Be careful what you wish for. This echoed at the back of my mind as I read this. Fate, nature or whatever faceless guides we have, were solidly informing Justin’s parents that having a baby would be an almost impossible reality for them. But at the risky age at which his mother did become pregnant with him, she was able to have a baby, and sign up for all the inherent risk and rewards that go with it.
Justin shows all the hallmarks of being a bit on the spectrum, right down to his favorite subject: fish. His neurotypical parents were more than generous in their support of his challenged behavior. Boyle put a fine light on the perspective of both parties in this type of relationship.
“The limits of love” sums up this story quite well.
A fuller commitment to reimagining a present-day version of Dostoevsky’s Underground Man — Justin has a lot of mass shooter traits, or if Boyle wanted to be really brave he would have made his ‘pity me I’m the victim’ boy a person of color men’s rights activist doing his griping online — would’ve been preferable to this choppy and rather thrown-off-feeling piece from TC. That may sound harsh, but the man obviously has talent and is squandering it (and some strong ideas) via the form of this piece. There are too many turns and twists that give us glimpses but not excavations, allusions instead of explorations.
A capital insurrectionist type honky hatched from maw and paw’s basement. An ogler of and piner for women at the mall. A riff on parental expectations and the expectations of children. Suburban self-pity in the First World. Obligatory reproduction vs. willful non-procreation and anti-natalism. People who love animals more than humans. An overly litigious country. It’s a mishmash, a series of notebook entries (good ones, very good ones, but still just jottings and notions), not a fully-formed piece of fiction.
Still, Boyle is a near-master and some of the turns of phrase capture the self-pitying son perfectly (a character who, though detestable, is rather witty; his description of the judge made me laugh out loud, and the closing imagery and his own judgment of Alejandro’s drawing is fine black comedy).
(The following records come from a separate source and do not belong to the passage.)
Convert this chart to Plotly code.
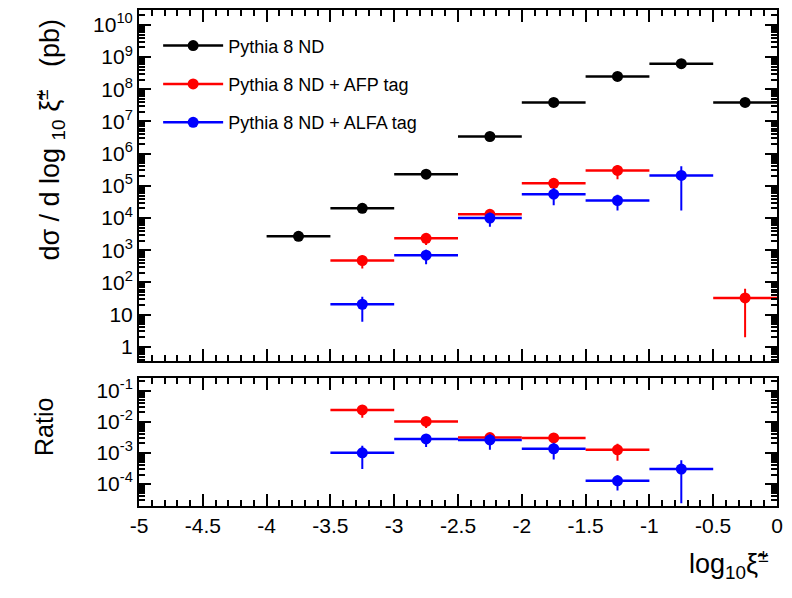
import plotly.graph_objects as go

# ---- data ----
bin_half = 0.25
x_nd = [-3.75, -3.25, -2.75, -2.25, -1.75, -1.25, -0.75, -0.25]
y_nd = [2.7e3, 2.0e4, 2.3e5, 3.4e6, 3.9e7, 2.5e8, 6.2e8, 3.9e7]

x_afp = [-3.25, -2.75, -2.25, -1.75, -1.25, -0.25]
y_afp = [480, 2350, 1.3e4, 1.2e5, 3.0e5, 33]
e_afp = [210, 900, 3900, 3.6e4, 1.4e5, 31]

x_alfa = [-3.25, -2.75, -2.25, -1.75, -1.25, -0.75]
y_alfa = [21, 700, 1.0e4, 5.5e4, 3.5e4, 2.1e5]
e_alfa = [15, 330, 4600, 3.0e4, 1.8e4, 1.93e5]

xr_afp = [-3.25, -2.75, -2.25, -1.75, -1.25]
r_afp = [0.024, 0.0102, 0.0031, 0.0030, 0.00125]
er_afp = [0.0105, 0.0039, 0.0009, 0.0009, 0.00069]

xr_alfa = [-3.25, -2.75, -2.25, -1.75, -1.25, -0.75]
r_alfa = [1.0e-3, 2.8e-3, 2.6e-3, 1.35e-3, 1.26e-4, 3.0e-4]
er_alfa = [0.0007, 0.00126, 0.00135, 0.00074, 0.000065, 0.000276]

x_ticks = [-5, -4.5, -4, -3.5, -3, -2.5, -2, -1.5, -1, -0.5, 0]
x_ticktext = ["-5", "-4.5", "-4", "-3.5", "-3", "-2.5", "-2", "-1.5", "-1", "-0.5", "0"]
y_ticks = [1, 10, 1e2, 1e3, 1e4, 1e5, 1e6, 1e7, 1e8, 1e9, 1e10]
y_ticktext = ["1", "10"] + ["10<sup>%d</sup>" % k for k in range(2, 11)]
r_ticks = [1e-4, 1e-3, 1e-2, 1e-1]
r_ticktext = ["10<sup>-4</sup>", "10<sup>-3</sup>", "10<sup>-2</sup>", "10<sup>-1</sup>"]

names = ["Pythia 8 ND", "Pythia 8 ND + AFP tag", "Pythia 8 ND + ALFA tag"]
colors = ["#000000", "#ff0000", "#0000ff"]

FONT = "Liberation Sans, Arial, Helvetica, sans-serif"

fig = go.Figure()


def add(x, y, e, color, name, yaxis, show):
    ey = dict(type="data", array=e, visible=True, color=color, thickness=2, width=0) if e is not None else dict(visible=False)
    fig.add_trace(go.Scatter(
        x=x, y=y, mode="markers", name=name, legendgroup=name, showlegend=show,
        marker=dict(color=color, size=11, symbol="circle"),
        error_x=dict(type="constant", value=bin_half, color=color, thickness=2.5, width=0),
        error_y=ey,
        xaxis="x" if yaxis == "y" else "x2", yaxis=yaxis,
    ))


add(x_nd, y_nd, None, colors[0], names[0], "y", False)
add(x_afp, y_afp, e_afp, colors[1], names[1], "y", False)
add(x_alfa, y_alfa, e_alfa, colors[2], names[2], "y", False)
add(xr_afp, r_afp, er_afp, colors[1], names[1], "y2", False)
add(xr_alfa, r_alfa, er_alfa, colors[2], names[2], "y2", False)

# legend entries (line + marker)
for n, c in zip(names, colors):
    fig.add_trace(go.Scatter(x=[None], y=[None], mode="lines+markers", name=n, legendgroup=n,
                             line=dict(color=c, width=2.5), marker=dict(color=c, size=11),
                             xaxis="x", yaxis="y"))

axcommon = dict(showline=True, linecolor="black", linewidth=2, mirror="allticks",
                ticks="inside", tickcolor="black", tickwidth=1.5, showgrid=False, zeroline=False,
                tickfont=dict(family=FONT, size=21, color="black"))

fig.update_layout(
    width=792, height=598,
    margin=dict(l=139, r=15, t=8, b=92),
    paper_bgcolor="white", plot_bgcolor="white",
    font=dict(family=FONT, color="black"),
    showlegend=True,
    legend=dict(x=0.03, y=0.965, xanchor="left", yanchor="top", bgcolor="rgba(0,0,0,0)",
                font=dict(family=FONT, size=18, color="black"), tracegroupgap=12,
                itemwidth=60),
    xaxis=dict(domain=[0, 1], range=[-5, 0], anchor="y", tickvals=x_ticks, showticklabels=False,
               ticklen=12, minor=dict(ticks="inside", dtick=0.1, ticklen=6, tickcolor="black", tickwidth=1.5),
               **axcommon),
    xaxis2=dict(domain=[0, 1], range=[-5, 0], anchor="y2", tickvals=x_ticks, ticktext=x_ticktext,
                ticklen=12, minor=dict(ticks="inside", dtick=0.1, ticklen=6, tickcolor="black", tickwidth=1.5),
                **axcommon),
    yaxis=dict(domain=[0.293, 1], type="log", range=[-0.43, 10.46], anchor="x",
               tickvals=y_ticks, ticktext=y_ticktext, ticklen=12,
               minor=dict(ticks="inside", dtick="D1", ticklen=6, tickcolor="black", tickwidth=1.5),
               **axcommon),
    yaxis2=dict(domain=[0, 0.259], type="log", range=[-4.71, -0.58], anchor="x2",
                tickvals=r_ticks, ticktext=r_ticktext, ticklen=12,
                minor=dict(ticks="inside", dtick="D1", ticklen=6, tickcolor="black", tickwidth=1.5),
                **axcommon),
)

fig.add_annotation(text="dσ / d log <sub>10</sub> ξ̃<sup>±</sup>   (pb)", textangle=-90,
                   xref="paper", yref="paper", x=-0.14, y=0.986, xanchor="center", yanchor="top",
                   showarrow=False, font=dict(family=FONT, size=27, color="black"))
fig.add_annotation(text="Ratio", textangle=-90,
                   xref="paper", yref="paper", x=-0.15, y=0.16, xanchor="center", yanchor="middle",
                   showarrow=False, font=dict(family=FONT, size=25, color="black"))
fig.add_annotation(text="log<sub>10</sub>ξ̃<sup>±</sup>",
                   xref="paper", yref="paper", x=0.99, y=-0.075, xanchor="right", yanchor="top",
                   showarrow=False, font=dict(family=FONT, size=27, color="black"))

fig.write_html("out.html")
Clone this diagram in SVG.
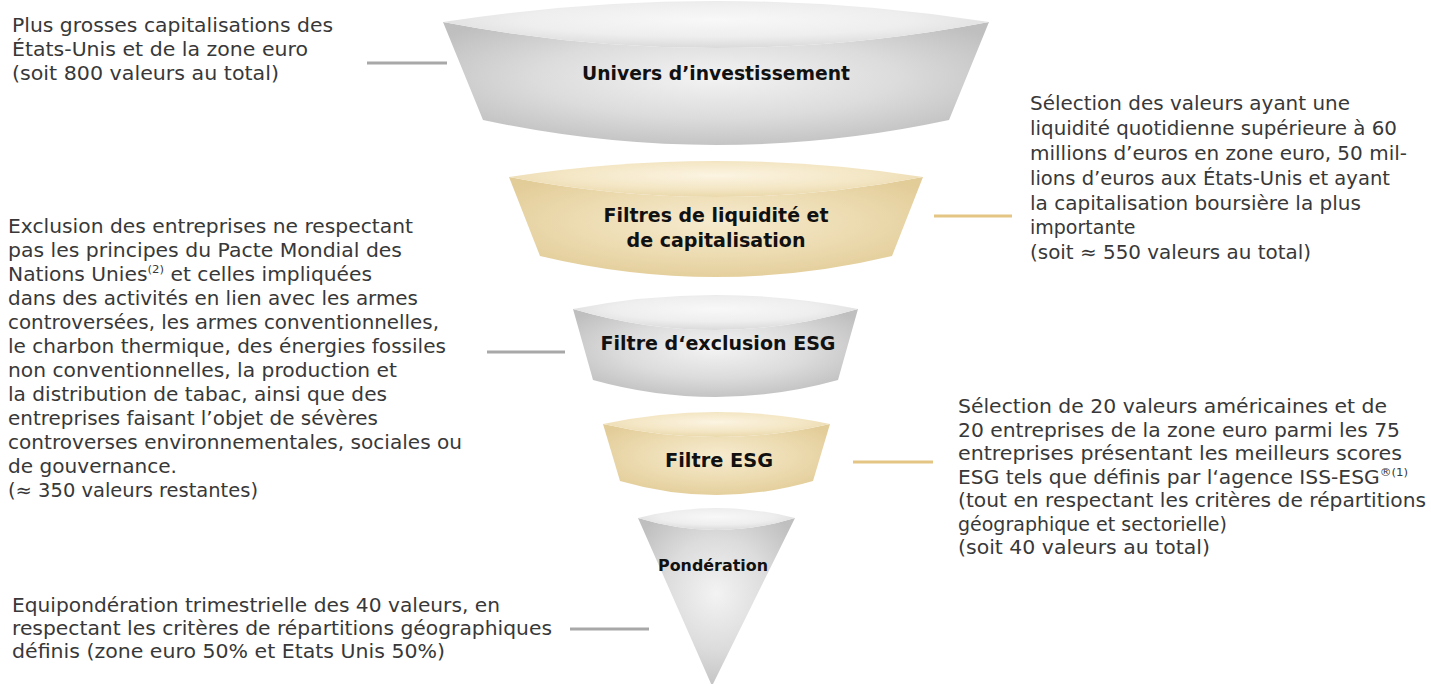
<svg xmlns="http://www.w3.org/2000/svg" width="1431" height="684" viewBox="0 0 1431 684">
<defs>
<radialGradient id="grayBody" cx="50%" cy="45%" r="60%">
<stop offset="0" stop-color="#f3f3f3"/>
<stop offset="0.55" stop-color="#dcdcdc"/>
<stop offset="1" stop-color="#bfbfbf"/>
</radialGradient>
<radialGradient id="grayRim" cx="50%" cy="40%" r="60%">
<stop offset="0" stop-color="#f8f8f8"/>
<stop offset="0.6" stop-color="#eeeeee"/>
<stop offset="1" stop-color="#dadada"/>
</radialGradient>
<radialGradient id="beigeBody" cx="50%" cy="45%" r="60%">
<stop offset="0" stop-color="#f6ebcf"/>
<stop offset="0.55" stop-color="#eddcb2"/>
<stop offset="1" stop-color="#e2cc98"/>
</radialGradient>
<radialGradient id="beigeRim" cx="50%" cy="40%" r="60%">
<stop offset="0" stop-color="#fcf4e2"/>
<stop offset="0.6" stop-color="#f4e7c6"/>
<stop offset="1" stop-color="#ebd9ac"/>
</radialGradient>
</defs>
<style>
.body{font-family:"DejaVu Sans","Liberation Sans",sans-serif;font-size:19px;fill:#383838;}
.lbl{font-family:"DejaVu Sans","Liberation Sans",sans-serif;font-size:19px;font-weight:bold;fill:#111111;text-anchor:middle;}
.sup{font-size:11px;}
.cg{stroke:#a8a8a8;stroke-width:3;fill:none;}
.cb{stroke:#e4c583;stroke-width:3;fill:none;}
</style>

<g id="connectors">
<line class="cg" x1="367" y1="63" x2="447" y2="63"/>
<line class="cb" x1="934" y1="216" x2="1012" y2="216"/>
<line class="cg" x1="487" y1="352" x2="565" y2="352"/>
<line class="cb" x1="853" y1="462" x2="933" y2="462"/>
<line class="cg" x1="570" y1="629" x2="649" y2="629"/>
</g>

<g id="node-univers">
<path d="M443,22 Q716,74 989,22 L949,120 Q716,170 483,120 Z" fill="url(#grayBody)"/>
<path d="M443,22 Q716,-20 989,22 Q716,74 443,22 Z" fill="url(#grayRim)"/>
<text class="lbl" x="716" y="80" textLength="268" lengthAdjust="spacingAndGlyphs">Univers d’investissement</text>
</g>

<g id="node-liquidite">
<path d="M509,177 Q716,217 923,177 L892,256 Q716,298 540,256 Z" fill="url(#beigeBody)"/>
<path d="M509,177 Q716,145 923,177 Q716,217 509,177 Z" fill="url(#beigeRim)"/>
<text class="lbl" x="716" y="222" textLength="225" lengthAdjust="spacingAndGlyphs">Filtres de liquidité et</text>
<text class="lbl" x="716" y="247" textLength="179" lengthAdjust="spacingAndGlyphs">de capitalisation</text>
</g>

<g id="node-exclusion">
<path d="M573,309 Q715.5,351 858,309 L838,380 Q715.5,414 593,380 Z" fill="url(#grayBody)"/>
<path d="M573,309 Q715.5,281 858,309 Q715.5,351 573,309 Z" fill="url(#grayRim)"/>
<text class="lbl" x="718" y="350" textLength="235" lengthAdjust="spacingAndGlyphs">Filtre d‘exclusion ESG</text>
</g>

<g id="node-esg">
<path d="M603,424 Q716.5,450 830,424 L813,481 Q716.5,509 620,481 Z" fill="url(#beigeBody)"/>
<path d="M603,424 Q716.5,400 830,424 Q716.5,450 603,424 Z" fill="url(#beigeRim)"/>
<text class="lbl" x="719" y="467" textLength="108" lengthAdjust="spacingAndGlyphs">Filtre ESG</text>
</g>

<g id="node-ponderation">
<path d="M638,518 Q716.5,542 795,518 L712,686 Z" fill="url(#grayBody)"/>
<path d="M638,518 Q716.5,498 795,518 Q716.5,542 638,518 Z" fill="url(#grayRim)"/>
<text class="lbl" x="713" y="571" style="font-size:16px" textLength="110" lengthAdjust="spacingAndGlyphs">Pondération</text>
</g>

<g id="note-univers">
<text class="body" x="12" y="32" textLength="321" lengthAdjust="spacingAndGlyphs">Plus grosses capitalisations des</text>
<text class="body" x="12" y="56" textLength="296" lengthAdjust="spacingAndGlyphs">États-Unis et de la zone euro</text>
<text class="body" x="12" y="80" textLength="267" lengthAdjust="spacingAndGlyphs">(soit 800 valeurs au total)</text>
</g>

<g id="note-liquidite">
<text class="body" x="1030" y="110" textLength="320" lengthAdjust="spacingAndGlyphs">Sélection des valeurs ayant une</text>
<text class="body" x="1030" y="135" textLength="367" lengthAdjust="spacingAndGlyphs">liquidité quotidienne supérieure à 60</text>
<text class="body" x="1030" y="160" textLength="377" lengthAdjust="spacingAndGlyphs">millions d’euros en zone euro, 50 mil-</text>
<text class="body" x="1030" y="184.5" textLength="360" lengthAdjust="spacingAndGlyphs">lions d’euros aux États-Unis et ayant</text>
<text class="body" x="1030" y="209.5" textLength="331" lengthAdjust="spacingAndGlyphs">la capitalisation boursière la plus</text>
<text class="body" x="1030" y="234">importante</text>
<text class="body" x="1030" y="259" textLength="281" lengthAdjust="spacingAndGlyphs">(soit ≈ 550 valeurs au total)</text>
</g>

<g id="note-exclusion">
<text class="body" x="8" y="233" textLength="405" lengthAdjust="spacingAndGlyphs">Exclusion des entreprises ne respectant</text>
<text class="body" x="8" y="257" textLength="394" lengthAdjust="spacingAndGlyphs">pas les principes du Pacte Mondial des</text>
<text class="body" x="8" y="281" textLength="364" lengthAdjust="spacingAndGlyphs">Nations Unies<tspan class="sup" dy="-8">(2)</tspan><tspan dy="8"> et celles impliquées</tspan></text>
<text class="body" x="8" y="305" textLength="410" lengthAdjust="spacingAndGlyphs">dans des activités en lien avec les armes</text>
<text class="body" x="8" y="329" textLength="431" lengthAdjust="spacingAndGlyphs">controversées, les armes conventionnelles,</text>
<text class="body" x="8" y="353" textLength="438" lengthAdjust="spacingAndGlyphs">le charbon thermique, des énergies fossiles</text>
<text class="body" x="8" y="377" textLength="389" lengthAdjust="spacingAndGlyphs">non conventionnelles, la production et</text>
<text class="body" x="8" y="401" textLength="379" lengthAdjust="spacingAndGlyphs">la distribution de tabac, ainsi que des</text>
<text class="body" x="8" y="425" textLength="370" lengthAdjust="spacingAndGlyphs">entreprises faisant l’objet de sévères</text>
<text class="body" x="8" y="449" textLength="454" lengthAdjust="spacingAndGlyphs">controverses environnementales, sociales ou</text>
<text class="body" x="8" y="473" textLength="169" lengthAdjust="spacingAndGlyphs">de gouvernance.</text>
<text class="body" x="8" y="497" textLength="250" lengthAdjust="spacingAndGlyphs">(≈ 350 valeurs restantes)</text>
</g>

<g id="note-esg">
<text class="body" x="958" y="413" textLength="429" lengthAdjust="spacingAndGlyphs">Sélection de 20 valeurs américaines et de</text>
<text class="body" x="958" y="436.5" textLength="442" lengthAdjust="spacingAndGlyphs">20 entreprises de la zone euro parmi les 75</text>
<text class="body" x="958" y="460" textLength="444" lengthAdjust="spacingAndGlyphs">entreprises présentant les meilleurs scores</text>
<text class="body" x="958" y="483.5" textLength="450" lengthAdjust="spacingAndGlyphs">ESG tels que définis par l‘agence ISS-ESG<tspan class="sup" dy="-8">®(1)</tspan></text>
<text class="body" x="958" y="507" textLength="468" lengthAdjust="spacingAndGlyphs">(tout en respectant les critères de répartitions</text>
<text class="body" x="958" y="530.5">géographique et sectorielle)</text>
<text class="body" x="958" y="554" textLength="252" lengthAdjust="spacingAndGlyphs">(soit 40 valeurs au total)</text>
</g>

<g id="note-ponderation">
<text class="body" x="12" y="612" textLength="488" lengthAdjust="spacingAndGlyphs">Equipondération trimestrielle des 40 valeurs, en</text>
<text class="body" x="12" y="635" textLength="540" lengthAdjust="spacingAndGlyphs">respectant les critères de répartitions géographiques</text>
<text class="body" x="12" y="658" textLength="433" lengthAdjust="spacingAndGlyphs">définis (zone euro 50% et Etats Unis 50%)</text>
</g>
</svg>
There’s a miserablism to it, and I wish the author would have invested his significant talents in fleshing out one or two of these big conceptual ideas, but on the whole it’s a moderate thumbs up. In his 70s now, at least Boyle’s brain is still burbling.
(And good comments above! I agree with Brian S’s ‘Confederacy of Dunces updated’ point, and with Robin Baker’s about the sociological phenomenon of older and older people trying incredibly hard to become parents in America and the potential consequences that come with it).
I have to echo Sean H. Boyle is such a good writer that he has never even come close to boring me and this was riveting, but I’d also ask “And?” Sure…there may be an uptick in this type of person today and the Internet may be allowing their resentments to fester, but I’m not sure this is enough. His brilliance, though, is getting into a character’s voice and speech patterns and sucking the reader in. I’ve noticed Boyle often seems to dislike and punish his characters as well, in novels and in short stories (I was thinking of Ronnie in “Drag City” for instance).
I was waiting for something with more layers of colors as I read the story, in particular, the phrase “the whole point of life is to create more life.”